* **Given problem**
Copy out all of the material exactly.

== Source excerpt ==

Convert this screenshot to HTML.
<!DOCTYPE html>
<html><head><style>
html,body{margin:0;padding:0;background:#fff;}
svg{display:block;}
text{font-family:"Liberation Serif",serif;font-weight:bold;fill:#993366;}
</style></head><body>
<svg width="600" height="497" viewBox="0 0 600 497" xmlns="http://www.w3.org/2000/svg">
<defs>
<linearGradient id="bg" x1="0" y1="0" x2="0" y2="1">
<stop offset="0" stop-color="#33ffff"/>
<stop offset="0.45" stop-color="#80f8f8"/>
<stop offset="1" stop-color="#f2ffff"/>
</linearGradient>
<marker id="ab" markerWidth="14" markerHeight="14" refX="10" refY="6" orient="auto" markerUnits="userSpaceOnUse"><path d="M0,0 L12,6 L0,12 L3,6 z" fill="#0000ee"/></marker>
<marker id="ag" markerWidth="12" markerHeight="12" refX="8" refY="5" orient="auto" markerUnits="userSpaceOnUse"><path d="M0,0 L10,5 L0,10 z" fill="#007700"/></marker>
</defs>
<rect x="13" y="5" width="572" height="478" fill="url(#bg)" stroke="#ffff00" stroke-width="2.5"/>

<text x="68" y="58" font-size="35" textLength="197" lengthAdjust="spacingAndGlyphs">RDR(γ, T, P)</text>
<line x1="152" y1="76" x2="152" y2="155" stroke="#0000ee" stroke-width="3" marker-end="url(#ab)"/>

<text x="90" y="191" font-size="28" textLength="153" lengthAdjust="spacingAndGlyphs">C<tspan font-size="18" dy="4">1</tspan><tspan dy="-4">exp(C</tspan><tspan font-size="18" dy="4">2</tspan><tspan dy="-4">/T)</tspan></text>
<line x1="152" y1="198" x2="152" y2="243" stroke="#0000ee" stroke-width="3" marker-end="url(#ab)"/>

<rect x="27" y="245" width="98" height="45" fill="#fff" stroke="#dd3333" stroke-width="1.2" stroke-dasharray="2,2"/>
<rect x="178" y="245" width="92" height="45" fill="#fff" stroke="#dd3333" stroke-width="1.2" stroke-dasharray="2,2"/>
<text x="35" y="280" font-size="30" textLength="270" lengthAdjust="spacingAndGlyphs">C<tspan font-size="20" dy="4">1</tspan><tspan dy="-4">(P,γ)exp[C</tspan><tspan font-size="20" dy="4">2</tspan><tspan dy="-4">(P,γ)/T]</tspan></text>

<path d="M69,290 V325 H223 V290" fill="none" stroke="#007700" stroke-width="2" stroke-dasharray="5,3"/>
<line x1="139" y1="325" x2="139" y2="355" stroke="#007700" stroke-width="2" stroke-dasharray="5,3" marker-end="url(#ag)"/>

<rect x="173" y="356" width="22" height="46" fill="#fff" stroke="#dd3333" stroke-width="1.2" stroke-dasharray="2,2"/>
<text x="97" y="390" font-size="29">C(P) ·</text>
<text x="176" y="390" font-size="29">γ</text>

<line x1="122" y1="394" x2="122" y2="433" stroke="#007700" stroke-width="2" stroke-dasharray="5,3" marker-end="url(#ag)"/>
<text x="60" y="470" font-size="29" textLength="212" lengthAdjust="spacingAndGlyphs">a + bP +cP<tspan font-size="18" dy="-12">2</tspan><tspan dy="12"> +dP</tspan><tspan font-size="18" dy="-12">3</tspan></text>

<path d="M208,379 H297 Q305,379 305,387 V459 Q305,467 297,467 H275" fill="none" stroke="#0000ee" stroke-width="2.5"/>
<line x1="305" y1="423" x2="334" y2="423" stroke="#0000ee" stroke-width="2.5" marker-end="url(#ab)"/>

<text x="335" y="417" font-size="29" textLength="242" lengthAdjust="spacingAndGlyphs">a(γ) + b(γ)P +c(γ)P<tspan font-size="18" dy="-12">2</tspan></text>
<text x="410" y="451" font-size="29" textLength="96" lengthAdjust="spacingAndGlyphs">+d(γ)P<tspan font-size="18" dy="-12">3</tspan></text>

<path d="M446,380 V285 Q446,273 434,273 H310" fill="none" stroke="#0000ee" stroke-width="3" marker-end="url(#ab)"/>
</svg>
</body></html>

===

* **Problem solution**
Convert this screenshot to HTML.
<!DOCTYPE html>
<html><head><style>
html,body{margin:0;padding:0;background:#fff;}
svg{display:block;}
text{font-family:"Liberation Serif",serif;font-weight:bold;fill:#993366;}
</style></head><body>
<svg width="600" height="497" viewBox="0 0 600 497" xmlns="http://www.w3.org/2000/svg">
<defs>
<linearGradient id="bg" x1="0" y1="0" x2="0" y2="1">
<stop offset="0" stop-color="#33ffff"/>
<stop offset="0.45" stop-color="#80f8f8"/>
<stop offset="1" stop-color="#f2ffff"/>
</linearGradient>
<marker id="ab" markerWidth="14" markerHeight="14" refX="10" refY="6" orient="auto" markerUnits="userSpaceOnUse"><path d="M0,0 L12,6 L0,12 L3,6 z" fill="#0000ee"/></marker>
<marker id="ag" markerWidth="12" markerHeight="12" refX="8" refY="5" orient="auto" markerUnits="userSpaceOnUse"><path d="M0,0 L10,5 L0,10 z" fill="#007700"/></marker>
</defs>
<rect x="13" y="5" width="572" height="478" fill="url(#bg)" stroke="#ffff00" stroke-width="2.5"/>

<text x="68" y="58" font-size="35" textLength="197" lengthAdjust="spacingAndGlyphs">RDR(γ, T, P)</text>
<line x1="152" y1="76" x2="152" y2="155" stroke="#0000ee" stroke-width="3" marker-end="url(#ab)"/>

<text x="90" y="191" font-size="28" textLength="153" lengthAdjust="spacingAndGlyphs">C<tspan font-size="18" dy="4">1</tspan><tspan dy="-4">exp(C</tspan><tspan font-size="18" dy="4">2</tspan><tspan dy="-4">/T)</tspan></text>
<line x1="152" y1="198" x2="152" y2="243" stroke="#0000ee" stroke-width="3" marker-end="url(#ab)"/>

<rect x="27" y="245" width="98" height="45" fill="#fff" stroke="#dd3333" stroke-width="1.2" stroke-dasharray="2,2"/>
<rect x="178" y="245" width="92" height="45" fill="#fff" stroke="#dd3333" stroke-width="1.2" stroke-dasharray="2,2"/>
<text x="35" y="280" font-size="30" textLength="270" lengthAdjust="spacingAndGlyphs">C<tspan font-size="20" dy="4">1</tspan><tspan dy="-4">(P,γ)exp[C</tspan><tspan font-size="20" dy="4">2</tspan><tspan dy="-4">(P,γ)/T]</tspan></text>

<path d="M69,290 V325 H223 V290" fill="none" stroke="#007700" stroke-width="2" stroke-dasharray="5,3"/>
<line x1="139" y1="325" x2="139" y2="355" stroke="#007700" stroke-width="2" stroke-dasharray="5,3" marker-end="url(#ag)"/>

<rect x="173" y="356" width="22" height="46" fill="#fff" stroke="#dd3333" stroke-width="1.2" stroke-dasharray="2,2"/>
<text x="97" y="390" font-size="29">C(P) ·</text>
<text x="176" y="390" font-size="29">γ</text>

<line x1="122" y1="394" x2="122" y2="433" stroke="#007700" stroke-width="2" stroke-dasharray="5,3" marker-end="url(#ag)"/>
<text x="60" y="470" font-size="29" textLength="212" lengthAdjust="spacingAndGlyphs">a + bP +cP<tspan font-size="18" dy="-12">2</tspan><tspan dy="12"> +dP</tspan><tspan font-size="18" dy="-12">3</tspan></text>

<path d="M208,379 H297 Q305,379 305,387 V459 Q305,467 297,467 H275" fill="none" stroke="#0000ee" stroke-width="2.5"/>
<line x1="305" y1="423" x2="334" y2="423" stroke="#0000ee" stroke-width="2.5" marker-end="url(#ab)"/>

<text x="335" y="417" font-size="29" textLength="242" lengthAdjust="spacingAndGlyphs">a(γ) + b(γ)P +c(γ)P<tspan font-size="18" dy="-12">2</tspan></text>
<text x="410" y="451" font-size="29" textLength="96" lengthAdjust="spacingAndGlyphs">+d(γ)P<tspan font-size="18" dy="-12">3</tspan></text>

<path d="M446,380 V285 Q446,273 434,273 H310" fill="none" stroke="#0000ee" stroke-width="3" marker-end="url(#ab)"/>
</svg>
</body></html>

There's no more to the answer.